**RECORDED INFORMATION:**
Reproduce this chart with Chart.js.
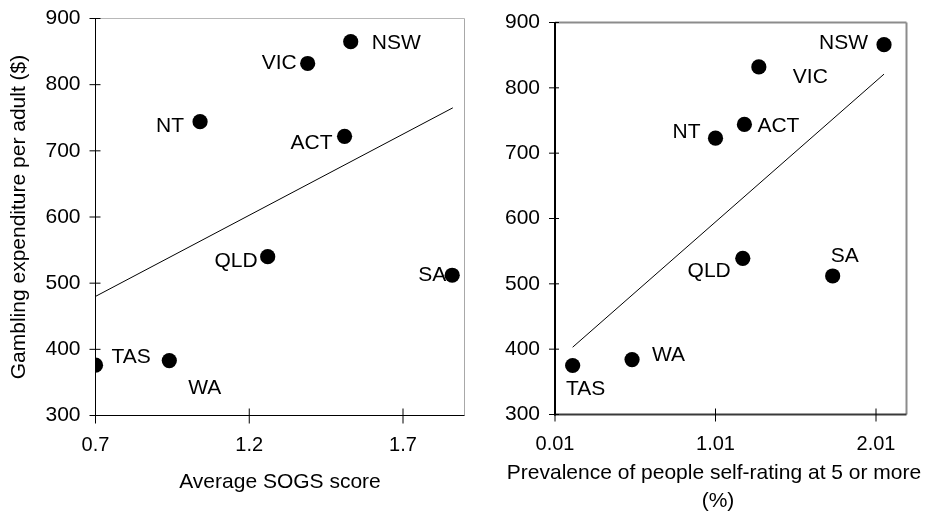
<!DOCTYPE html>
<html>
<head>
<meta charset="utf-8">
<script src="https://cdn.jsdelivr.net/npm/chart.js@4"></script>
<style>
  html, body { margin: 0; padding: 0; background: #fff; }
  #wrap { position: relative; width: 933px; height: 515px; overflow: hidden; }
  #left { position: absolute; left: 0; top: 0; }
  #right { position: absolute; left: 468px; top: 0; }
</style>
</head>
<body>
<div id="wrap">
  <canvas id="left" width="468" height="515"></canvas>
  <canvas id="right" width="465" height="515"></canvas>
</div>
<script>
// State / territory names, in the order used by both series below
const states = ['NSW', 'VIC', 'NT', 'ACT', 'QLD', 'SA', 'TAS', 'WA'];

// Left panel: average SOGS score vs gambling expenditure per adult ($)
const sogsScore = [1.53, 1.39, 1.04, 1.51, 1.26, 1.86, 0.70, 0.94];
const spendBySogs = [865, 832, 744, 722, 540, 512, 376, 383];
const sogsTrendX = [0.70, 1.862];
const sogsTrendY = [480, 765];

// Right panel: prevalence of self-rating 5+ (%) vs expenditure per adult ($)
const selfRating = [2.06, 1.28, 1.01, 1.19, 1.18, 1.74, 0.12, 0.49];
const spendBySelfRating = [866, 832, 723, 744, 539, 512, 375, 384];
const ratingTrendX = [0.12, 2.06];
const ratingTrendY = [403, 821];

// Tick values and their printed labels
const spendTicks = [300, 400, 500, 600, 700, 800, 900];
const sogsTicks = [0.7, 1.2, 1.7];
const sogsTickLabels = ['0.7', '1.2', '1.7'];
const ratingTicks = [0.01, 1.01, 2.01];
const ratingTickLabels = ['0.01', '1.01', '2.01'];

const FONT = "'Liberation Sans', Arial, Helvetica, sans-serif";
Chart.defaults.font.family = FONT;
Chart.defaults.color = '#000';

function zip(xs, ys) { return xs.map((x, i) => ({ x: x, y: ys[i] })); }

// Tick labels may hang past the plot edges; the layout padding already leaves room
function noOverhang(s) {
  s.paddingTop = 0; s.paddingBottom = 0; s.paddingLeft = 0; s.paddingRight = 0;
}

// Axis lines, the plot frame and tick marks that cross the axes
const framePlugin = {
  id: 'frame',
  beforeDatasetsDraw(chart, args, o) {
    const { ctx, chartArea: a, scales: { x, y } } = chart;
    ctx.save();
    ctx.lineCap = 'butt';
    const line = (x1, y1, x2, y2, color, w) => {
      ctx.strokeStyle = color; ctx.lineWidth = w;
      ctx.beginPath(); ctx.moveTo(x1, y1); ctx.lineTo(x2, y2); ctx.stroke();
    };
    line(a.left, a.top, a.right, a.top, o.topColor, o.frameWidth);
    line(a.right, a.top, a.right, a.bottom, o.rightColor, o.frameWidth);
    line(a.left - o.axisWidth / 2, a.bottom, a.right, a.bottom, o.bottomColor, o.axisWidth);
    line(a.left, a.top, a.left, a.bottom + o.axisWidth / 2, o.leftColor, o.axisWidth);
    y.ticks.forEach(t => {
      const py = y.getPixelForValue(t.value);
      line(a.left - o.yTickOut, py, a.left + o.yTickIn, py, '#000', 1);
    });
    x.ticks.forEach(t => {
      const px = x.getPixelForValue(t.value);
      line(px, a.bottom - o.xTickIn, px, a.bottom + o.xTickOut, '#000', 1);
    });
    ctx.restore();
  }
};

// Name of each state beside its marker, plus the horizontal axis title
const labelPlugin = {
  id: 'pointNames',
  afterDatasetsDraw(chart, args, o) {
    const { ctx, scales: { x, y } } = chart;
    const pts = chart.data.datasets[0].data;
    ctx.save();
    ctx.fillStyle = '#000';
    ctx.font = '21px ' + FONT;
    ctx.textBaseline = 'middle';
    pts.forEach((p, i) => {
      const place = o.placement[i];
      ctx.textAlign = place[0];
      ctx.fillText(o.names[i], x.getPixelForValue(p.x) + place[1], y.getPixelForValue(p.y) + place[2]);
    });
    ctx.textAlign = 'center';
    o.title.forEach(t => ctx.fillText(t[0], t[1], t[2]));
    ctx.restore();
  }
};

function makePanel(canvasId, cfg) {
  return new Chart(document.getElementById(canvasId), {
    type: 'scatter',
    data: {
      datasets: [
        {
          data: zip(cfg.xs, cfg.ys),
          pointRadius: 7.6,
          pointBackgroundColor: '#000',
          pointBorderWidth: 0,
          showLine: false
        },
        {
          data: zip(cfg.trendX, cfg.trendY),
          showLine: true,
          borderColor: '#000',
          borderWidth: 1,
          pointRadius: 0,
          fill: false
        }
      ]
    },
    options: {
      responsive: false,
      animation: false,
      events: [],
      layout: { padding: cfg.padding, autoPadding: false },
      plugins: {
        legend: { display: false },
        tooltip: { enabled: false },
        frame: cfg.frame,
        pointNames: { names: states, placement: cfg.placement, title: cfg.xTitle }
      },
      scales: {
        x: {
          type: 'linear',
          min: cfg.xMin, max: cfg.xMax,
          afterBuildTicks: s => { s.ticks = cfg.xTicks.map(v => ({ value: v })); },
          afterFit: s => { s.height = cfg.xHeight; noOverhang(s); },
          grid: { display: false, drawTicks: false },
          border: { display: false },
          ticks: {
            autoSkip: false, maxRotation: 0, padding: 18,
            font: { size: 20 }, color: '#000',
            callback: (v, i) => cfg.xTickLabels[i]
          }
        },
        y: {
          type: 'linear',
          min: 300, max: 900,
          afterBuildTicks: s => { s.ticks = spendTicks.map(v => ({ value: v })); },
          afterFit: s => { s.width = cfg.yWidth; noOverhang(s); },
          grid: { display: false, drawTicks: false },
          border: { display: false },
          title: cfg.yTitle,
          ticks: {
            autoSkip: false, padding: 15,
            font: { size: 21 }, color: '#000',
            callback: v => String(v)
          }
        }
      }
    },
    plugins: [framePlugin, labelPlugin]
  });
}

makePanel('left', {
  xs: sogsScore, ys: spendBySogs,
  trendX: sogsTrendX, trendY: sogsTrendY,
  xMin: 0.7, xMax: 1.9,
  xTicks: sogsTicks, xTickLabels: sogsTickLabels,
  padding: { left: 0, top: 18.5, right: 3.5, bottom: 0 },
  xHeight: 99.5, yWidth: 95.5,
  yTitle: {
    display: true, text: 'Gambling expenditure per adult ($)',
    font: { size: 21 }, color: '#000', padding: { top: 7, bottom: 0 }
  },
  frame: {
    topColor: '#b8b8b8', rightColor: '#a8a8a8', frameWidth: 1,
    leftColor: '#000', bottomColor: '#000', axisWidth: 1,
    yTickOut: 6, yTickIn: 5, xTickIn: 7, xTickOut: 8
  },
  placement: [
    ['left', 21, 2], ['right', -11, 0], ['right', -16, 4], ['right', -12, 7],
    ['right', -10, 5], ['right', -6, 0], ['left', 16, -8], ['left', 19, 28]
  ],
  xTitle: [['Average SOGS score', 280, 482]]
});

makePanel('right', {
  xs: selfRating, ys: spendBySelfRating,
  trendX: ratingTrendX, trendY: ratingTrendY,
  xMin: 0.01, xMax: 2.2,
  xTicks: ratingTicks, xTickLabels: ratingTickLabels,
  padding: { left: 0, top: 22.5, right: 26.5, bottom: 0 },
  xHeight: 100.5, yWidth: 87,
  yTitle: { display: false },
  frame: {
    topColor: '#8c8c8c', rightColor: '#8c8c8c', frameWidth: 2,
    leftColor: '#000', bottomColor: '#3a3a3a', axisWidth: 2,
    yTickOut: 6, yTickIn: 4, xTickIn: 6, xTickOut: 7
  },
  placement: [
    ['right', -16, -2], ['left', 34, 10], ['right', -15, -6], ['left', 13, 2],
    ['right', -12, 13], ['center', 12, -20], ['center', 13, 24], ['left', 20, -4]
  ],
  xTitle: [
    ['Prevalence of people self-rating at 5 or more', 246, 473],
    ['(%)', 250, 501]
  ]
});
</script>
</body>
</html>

**WHAT NEEDS TO BE DONE:**
Repeat the listing above exactly from its first line to the line containing "['NSW', 'VIC', 'NT', 'ACT', 'QLD', 'SA', 'TAS', 'WA'];", both included, and omit the pictures.

**TASK RESULT:**
Reproduce this chart with Chart.js.
<!DOCTYPE html>
<html>
<head>
<meta charset="utf-8">
<script src="https://cdn.jsdelivr.net/npm/chart.js@4"></script>
<style>
  html, body { margin: 0; padding: 0; background: #fff; }
  #wrap { position: relative; width: 933px; height: 515px; overflow: hidden; }
  #left { position: absolute; left: 0; top: 0; }
  #right { position: absolute; left: 468px; top: 0; }
</style>
</head>
<body>
<div id="wrap">
  <canvas id="left" width="468" height="515"></canvas>
  <canvas id="right" width="465" height="515"></canvas>
</div>
<script>
// State / territory names, in the order used by both series below
const states = ['NSW', 'VIC', 'NT', 'ACT', 'QLD', 'SA', 'TAS', 'WA'];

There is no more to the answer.